Pictures in the data should be dropped; transcribe exactly the lines from the one that has "Emit a Python" through the one that has "ticktext[x_pos[i]] = c".

■ **Supplied entries**
-*-
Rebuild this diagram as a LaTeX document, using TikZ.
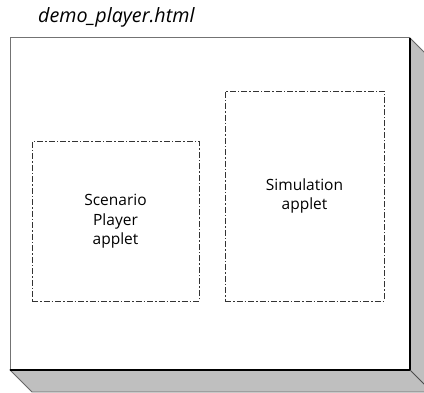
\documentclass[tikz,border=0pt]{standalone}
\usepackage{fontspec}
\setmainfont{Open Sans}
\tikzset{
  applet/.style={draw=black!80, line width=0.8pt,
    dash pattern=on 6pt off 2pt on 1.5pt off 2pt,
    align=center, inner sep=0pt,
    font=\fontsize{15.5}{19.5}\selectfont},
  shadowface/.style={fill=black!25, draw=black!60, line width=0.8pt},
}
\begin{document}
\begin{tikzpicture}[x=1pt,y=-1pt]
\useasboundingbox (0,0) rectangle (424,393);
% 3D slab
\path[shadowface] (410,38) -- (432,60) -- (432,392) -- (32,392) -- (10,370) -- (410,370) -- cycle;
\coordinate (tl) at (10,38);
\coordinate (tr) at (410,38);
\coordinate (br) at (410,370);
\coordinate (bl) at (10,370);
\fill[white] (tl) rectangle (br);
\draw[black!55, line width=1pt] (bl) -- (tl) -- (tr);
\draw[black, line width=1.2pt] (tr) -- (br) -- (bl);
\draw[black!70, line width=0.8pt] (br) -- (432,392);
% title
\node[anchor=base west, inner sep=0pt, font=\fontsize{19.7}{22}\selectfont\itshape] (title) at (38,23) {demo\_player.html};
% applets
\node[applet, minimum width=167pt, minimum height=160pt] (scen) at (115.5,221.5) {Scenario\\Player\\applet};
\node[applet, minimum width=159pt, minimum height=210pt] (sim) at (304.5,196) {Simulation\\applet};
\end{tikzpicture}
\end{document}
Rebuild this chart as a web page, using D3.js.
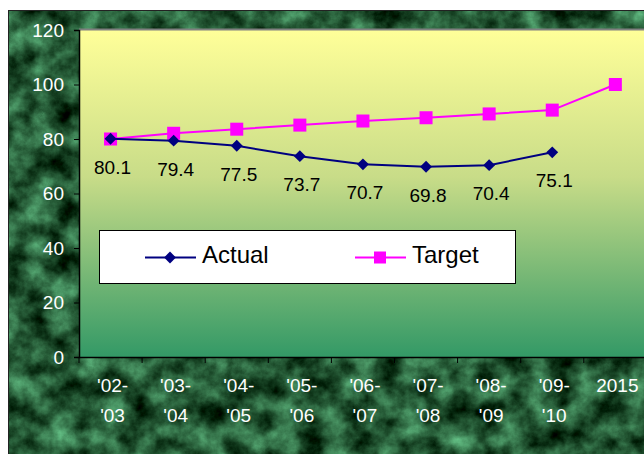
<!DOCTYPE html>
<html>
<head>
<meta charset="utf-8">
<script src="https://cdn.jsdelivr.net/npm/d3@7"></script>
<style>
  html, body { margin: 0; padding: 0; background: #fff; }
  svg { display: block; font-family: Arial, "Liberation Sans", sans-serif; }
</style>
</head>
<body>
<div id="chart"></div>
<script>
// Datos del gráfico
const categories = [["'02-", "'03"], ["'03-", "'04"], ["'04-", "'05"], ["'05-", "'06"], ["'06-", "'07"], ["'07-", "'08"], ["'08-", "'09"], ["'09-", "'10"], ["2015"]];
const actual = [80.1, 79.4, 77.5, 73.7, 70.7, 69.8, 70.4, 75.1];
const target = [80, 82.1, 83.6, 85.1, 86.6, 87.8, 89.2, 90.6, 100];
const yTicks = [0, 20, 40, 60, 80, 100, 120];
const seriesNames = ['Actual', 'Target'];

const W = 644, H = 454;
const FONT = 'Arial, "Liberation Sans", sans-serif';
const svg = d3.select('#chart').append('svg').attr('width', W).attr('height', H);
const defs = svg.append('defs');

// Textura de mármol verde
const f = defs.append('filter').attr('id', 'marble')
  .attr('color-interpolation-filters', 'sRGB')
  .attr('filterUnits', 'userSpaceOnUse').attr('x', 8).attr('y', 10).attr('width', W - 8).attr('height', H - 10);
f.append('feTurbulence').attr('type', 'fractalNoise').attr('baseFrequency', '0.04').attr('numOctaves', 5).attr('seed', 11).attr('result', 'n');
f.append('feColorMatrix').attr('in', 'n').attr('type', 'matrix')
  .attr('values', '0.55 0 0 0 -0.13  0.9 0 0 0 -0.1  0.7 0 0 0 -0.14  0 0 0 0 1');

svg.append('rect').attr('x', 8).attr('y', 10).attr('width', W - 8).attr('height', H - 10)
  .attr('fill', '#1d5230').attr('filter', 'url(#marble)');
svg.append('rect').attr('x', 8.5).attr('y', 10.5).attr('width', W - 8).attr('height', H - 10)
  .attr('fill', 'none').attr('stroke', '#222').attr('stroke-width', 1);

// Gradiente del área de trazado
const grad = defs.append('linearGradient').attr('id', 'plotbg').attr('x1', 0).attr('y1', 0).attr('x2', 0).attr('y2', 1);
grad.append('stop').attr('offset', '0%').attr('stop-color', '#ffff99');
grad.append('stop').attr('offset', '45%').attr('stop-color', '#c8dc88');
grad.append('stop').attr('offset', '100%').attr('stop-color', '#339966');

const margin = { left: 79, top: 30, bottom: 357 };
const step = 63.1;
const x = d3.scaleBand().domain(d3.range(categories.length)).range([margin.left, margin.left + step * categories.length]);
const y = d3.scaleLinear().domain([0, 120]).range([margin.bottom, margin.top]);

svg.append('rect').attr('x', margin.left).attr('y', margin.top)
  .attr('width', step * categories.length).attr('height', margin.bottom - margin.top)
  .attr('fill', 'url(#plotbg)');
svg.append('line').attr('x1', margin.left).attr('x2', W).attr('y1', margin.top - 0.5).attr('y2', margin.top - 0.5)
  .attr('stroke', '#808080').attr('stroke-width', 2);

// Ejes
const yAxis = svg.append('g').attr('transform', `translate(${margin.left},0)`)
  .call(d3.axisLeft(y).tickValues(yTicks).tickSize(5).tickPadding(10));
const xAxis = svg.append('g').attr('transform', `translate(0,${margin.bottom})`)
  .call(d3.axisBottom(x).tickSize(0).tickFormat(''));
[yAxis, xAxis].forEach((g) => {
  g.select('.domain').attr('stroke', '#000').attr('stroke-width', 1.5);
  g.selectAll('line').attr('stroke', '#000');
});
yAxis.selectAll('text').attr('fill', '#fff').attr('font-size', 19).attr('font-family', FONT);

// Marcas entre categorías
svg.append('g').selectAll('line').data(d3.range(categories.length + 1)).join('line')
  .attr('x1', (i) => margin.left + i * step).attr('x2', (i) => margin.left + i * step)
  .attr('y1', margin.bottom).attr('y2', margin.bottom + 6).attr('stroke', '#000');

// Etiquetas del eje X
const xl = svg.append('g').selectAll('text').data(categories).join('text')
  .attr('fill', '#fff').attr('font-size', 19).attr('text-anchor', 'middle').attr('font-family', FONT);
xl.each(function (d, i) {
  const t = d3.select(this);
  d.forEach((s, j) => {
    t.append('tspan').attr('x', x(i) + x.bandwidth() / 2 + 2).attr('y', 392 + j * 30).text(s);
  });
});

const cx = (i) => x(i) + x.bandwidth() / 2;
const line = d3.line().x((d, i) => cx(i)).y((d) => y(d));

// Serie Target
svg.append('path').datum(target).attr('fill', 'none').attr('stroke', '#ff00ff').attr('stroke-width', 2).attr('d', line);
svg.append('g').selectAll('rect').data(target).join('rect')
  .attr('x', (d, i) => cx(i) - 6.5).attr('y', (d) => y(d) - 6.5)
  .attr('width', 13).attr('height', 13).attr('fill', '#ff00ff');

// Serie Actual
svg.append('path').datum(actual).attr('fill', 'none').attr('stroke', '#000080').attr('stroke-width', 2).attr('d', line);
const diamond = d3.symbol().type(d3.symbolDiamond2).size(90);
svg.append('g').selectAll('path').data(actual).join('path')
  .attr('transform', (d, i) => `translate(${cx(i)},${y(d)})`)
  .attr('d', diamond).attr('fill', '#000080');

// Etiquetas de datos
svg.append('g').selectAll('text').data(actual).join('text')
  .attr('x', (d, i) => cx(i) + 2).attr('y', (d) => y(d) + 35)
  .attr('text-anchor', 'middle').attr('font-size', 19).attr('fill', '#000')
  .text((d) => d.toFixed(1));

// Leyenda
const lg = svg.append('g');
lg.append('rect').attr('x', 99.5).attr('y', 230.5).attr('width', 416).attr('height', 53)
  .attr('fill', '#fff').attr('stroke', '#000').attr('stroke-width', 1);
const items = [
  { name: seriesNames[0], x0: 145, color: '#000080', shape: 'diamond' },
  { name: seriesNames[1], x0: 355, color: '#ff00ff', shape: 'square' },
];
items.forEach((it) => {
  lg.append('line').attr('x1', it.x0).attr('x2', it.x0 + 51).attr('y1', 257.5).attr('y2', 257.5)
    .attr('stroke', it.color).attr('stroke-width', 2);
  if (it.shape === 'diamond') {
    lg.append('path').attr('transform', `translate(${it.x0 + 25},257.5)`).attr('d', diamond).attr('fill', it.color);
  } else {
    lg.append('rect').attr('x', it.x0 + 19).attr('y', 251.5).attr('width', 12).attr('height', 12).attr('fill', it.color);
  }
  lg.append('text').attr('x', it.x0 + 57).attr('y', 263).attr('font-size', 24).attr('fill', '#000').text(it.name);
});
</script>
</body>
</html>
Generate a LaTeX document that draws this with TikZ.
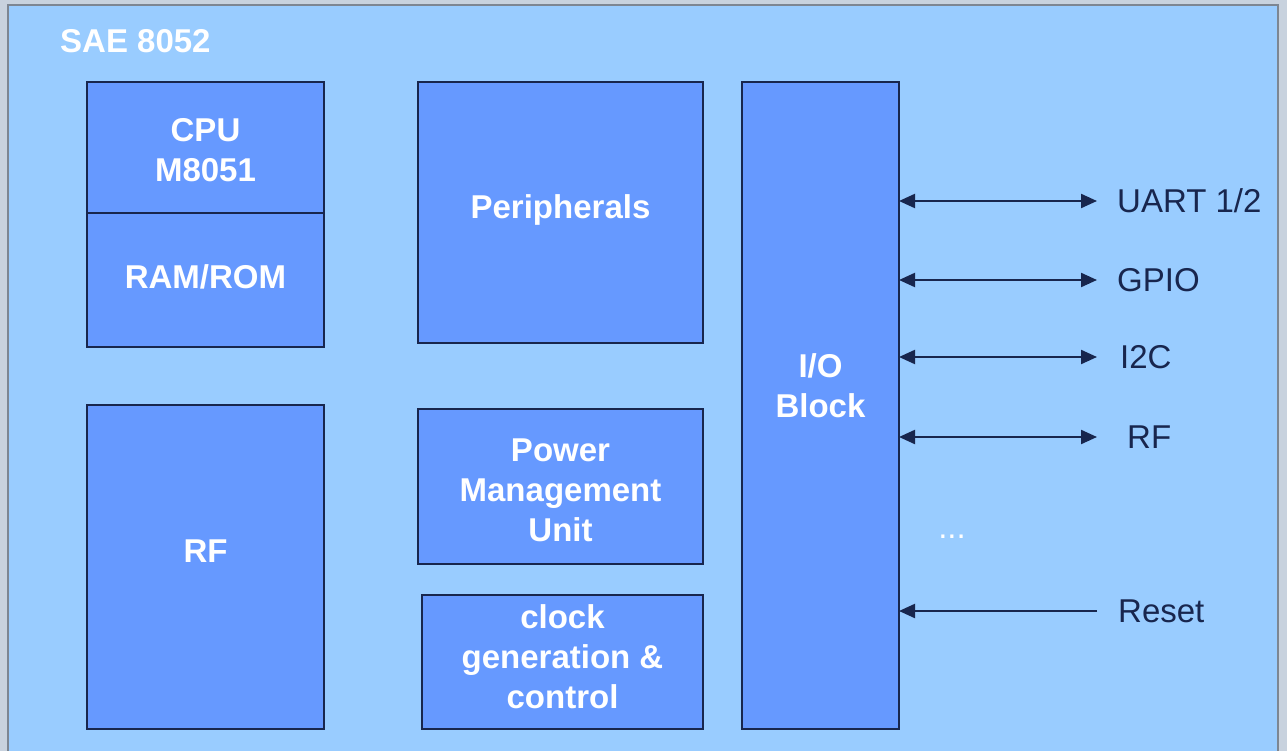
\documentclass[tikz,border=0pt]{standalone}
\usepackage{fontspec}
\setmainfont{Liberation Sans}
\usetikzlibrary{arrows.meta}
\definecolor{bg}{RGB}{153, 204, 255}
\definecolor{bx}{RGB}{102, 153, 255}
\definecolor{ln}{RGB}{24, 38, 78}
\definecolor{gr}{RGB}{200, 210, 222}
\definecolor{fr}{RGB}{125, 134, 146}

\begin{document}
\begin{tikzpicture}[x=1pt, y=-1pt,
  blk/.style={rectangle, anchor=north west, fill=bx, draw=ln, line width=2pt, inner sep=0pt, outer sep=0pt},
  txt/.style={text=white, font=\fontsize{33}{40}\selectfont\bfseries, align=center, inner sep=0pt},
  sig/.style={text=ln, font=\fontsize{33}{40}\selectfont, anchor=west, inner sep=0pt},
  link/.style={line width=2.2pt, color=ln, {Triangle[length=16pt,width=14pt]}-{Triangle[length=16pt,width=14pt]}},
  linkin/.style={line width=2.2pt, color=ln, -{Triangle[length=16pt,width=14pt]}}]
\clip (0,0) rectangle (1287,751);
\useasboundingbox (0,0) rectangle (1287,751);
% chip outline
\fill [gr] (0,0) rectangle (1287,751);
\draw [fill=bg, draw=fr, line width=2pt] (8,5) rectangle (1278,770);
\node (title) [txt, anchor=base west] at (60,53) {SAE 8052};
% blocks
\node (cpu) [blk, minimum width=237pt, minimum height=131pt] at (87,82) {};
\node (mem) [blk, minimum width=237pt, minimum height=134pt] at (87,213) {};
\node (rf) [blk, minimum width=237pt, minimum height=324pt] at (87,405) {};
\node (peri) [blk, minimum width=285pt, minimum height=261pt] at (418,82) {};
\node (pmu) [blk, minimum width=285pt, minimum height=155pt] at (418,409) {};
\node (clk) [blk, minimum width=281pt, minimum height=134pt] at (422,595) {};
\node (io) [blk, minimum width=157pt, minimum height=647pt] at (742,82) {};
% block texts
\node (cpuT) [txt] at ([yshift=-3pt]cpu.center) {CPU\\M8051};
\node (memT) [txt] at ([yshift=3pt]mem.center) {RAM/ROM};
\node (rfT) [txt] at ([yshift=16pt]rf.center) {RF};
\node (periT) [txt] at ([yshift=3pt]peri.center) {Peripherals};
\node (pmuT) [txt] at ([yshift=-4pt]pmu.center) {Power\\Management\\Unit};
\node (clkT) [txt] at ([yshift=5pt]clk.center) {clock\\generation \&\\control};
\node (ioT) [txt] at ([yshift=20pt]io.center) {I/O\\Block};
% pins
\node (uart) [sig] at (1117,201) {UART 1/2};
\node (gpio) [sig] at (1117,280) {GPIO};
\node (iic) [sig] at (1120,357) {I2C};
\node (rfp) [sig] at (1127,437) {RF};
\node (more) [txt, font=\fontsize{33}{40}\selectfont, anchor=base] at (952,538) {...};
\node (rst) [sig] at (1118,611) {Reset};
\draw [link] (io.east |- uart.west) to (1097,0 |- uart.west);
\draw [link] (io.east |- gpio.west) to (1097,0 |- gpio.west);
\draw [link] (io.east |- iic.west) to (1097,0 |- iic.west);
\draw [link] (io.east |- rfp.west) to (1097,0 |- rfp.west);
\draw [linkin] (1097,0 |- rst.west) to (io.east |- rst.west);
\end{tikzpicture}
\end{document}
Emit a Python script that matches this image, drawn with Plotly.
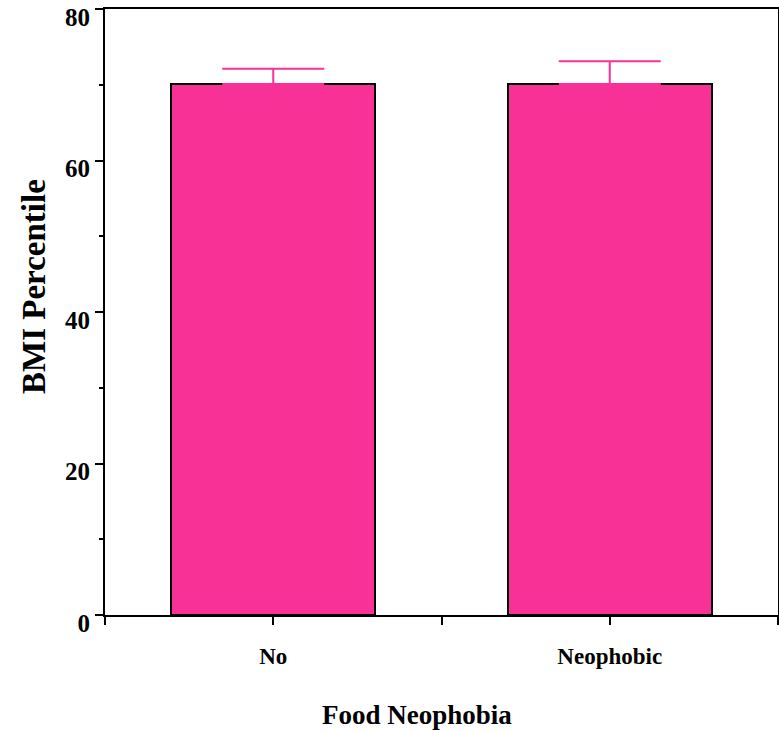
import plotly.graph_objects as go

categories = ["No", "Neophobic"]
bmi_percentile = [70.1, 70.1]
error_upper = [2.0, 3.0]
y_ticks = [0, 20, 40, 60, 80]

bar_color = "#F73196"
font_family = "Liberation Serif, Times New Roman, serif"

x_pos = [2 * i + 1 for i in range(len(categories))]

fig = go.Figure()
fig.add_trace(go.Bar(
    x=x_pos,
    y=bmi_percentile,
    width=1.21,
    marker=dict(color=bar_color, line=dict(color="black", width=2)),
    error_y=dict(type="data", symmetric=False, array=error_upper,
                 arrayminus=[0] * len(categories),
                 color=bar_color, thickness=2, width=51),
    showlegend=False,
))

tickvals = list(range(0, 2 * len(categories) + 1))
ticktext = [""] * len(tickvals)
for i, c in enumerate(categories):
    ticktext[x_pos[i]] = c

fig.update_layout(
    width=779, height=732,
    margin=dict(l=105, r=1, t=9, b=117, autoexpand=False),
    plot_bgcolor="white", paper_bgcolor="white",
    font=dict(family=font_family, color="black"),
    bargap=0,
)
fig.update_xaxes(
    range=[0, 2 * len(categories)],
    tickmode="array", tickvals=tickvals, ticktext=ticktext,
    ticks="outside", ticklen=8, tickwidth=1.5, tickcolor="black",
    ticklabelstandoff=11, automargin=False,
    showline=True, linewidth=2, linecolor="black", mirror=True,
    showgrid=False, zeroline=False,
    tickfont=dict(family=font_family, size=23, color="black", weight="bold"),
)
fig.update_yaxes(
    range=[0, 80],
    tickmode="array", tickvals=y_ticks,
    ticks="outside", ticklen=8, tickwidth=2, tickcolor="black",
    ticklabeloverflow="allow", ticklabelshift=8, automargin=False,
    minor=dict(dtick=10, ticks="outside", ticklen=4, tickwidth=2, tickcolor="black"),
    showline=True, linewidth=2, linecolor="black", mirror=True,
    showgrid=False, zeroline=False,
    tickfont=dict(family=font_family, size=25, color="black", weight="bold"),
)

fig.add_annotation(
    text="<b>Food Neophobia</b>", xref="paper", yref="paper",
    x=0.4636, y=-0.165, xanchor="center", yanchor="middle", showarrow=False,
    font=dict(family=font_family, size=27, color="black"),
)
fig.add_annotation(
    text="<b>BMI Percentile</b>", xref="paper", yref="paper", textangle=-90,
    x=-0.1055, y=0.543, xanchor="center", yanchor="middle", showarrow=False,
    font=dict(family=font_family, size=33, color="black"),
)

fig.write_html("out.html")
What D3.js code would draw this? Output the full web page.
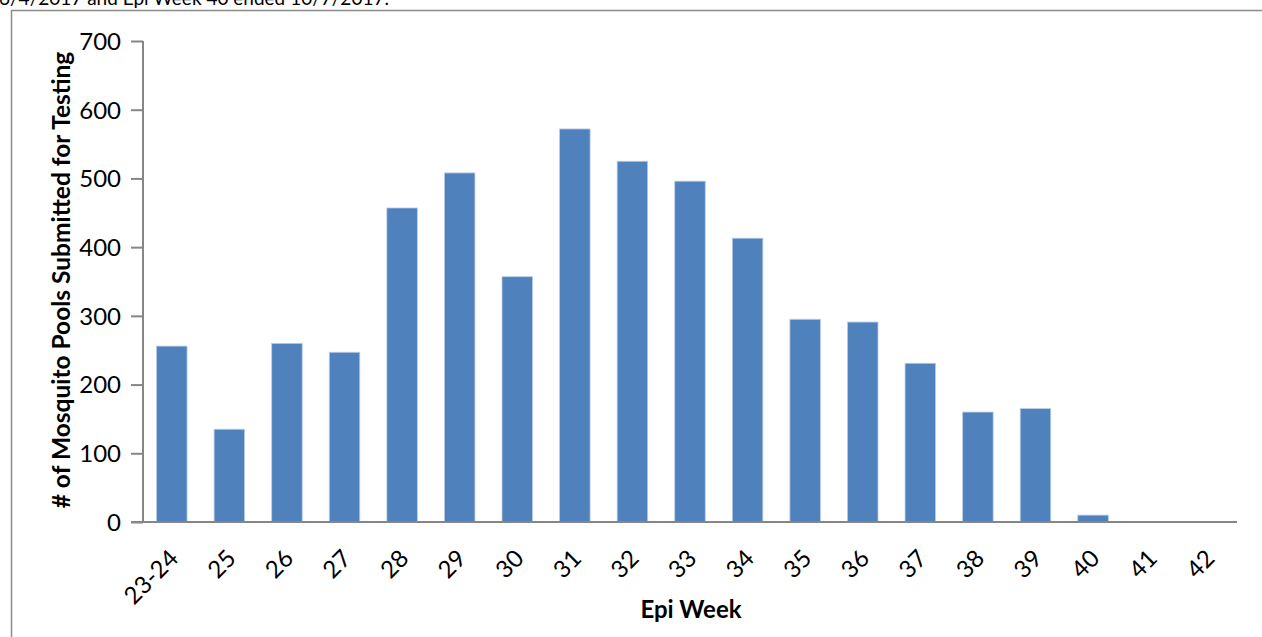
-*-
■ **Exercise result**
Emit a Python script that matches this image, drawn with Plotly.
import plotly.graph_objects as go

categories = ["No", "Neophobic"]
bmi_percentile = [70.1, 70.1]
error_upper = [2.0, 3.0]
y_ticks = [0, 20, 40, 60, 80]

bar_color = "#F73196"
font_family = "Liberation Serif, Times New Roman, serif"

x_pos = [2 * i + 1 for i in range(len(categories))]

fig = go.Figure()
fig.add_trace(go.Bar(
    x=x_pos,
    y=bmi_percentile,
    width=1.21,
    marker=dict(color=bar_color, line=dict(color="black", width=2)),
    error_y=dict(type="data", symmetric=False, array=error_upper,
                 arrayminus=[0] * len(categories),
                 color=bar_color, thickness=2, width=51),
    showlegend=False,
))

tickvals = list(range(0, 2 * len(categories) + 1))
ticktext = [""] * len(tickvals)
for i, c in enumerate(categories):
    ticktext[x_pos[i]] = c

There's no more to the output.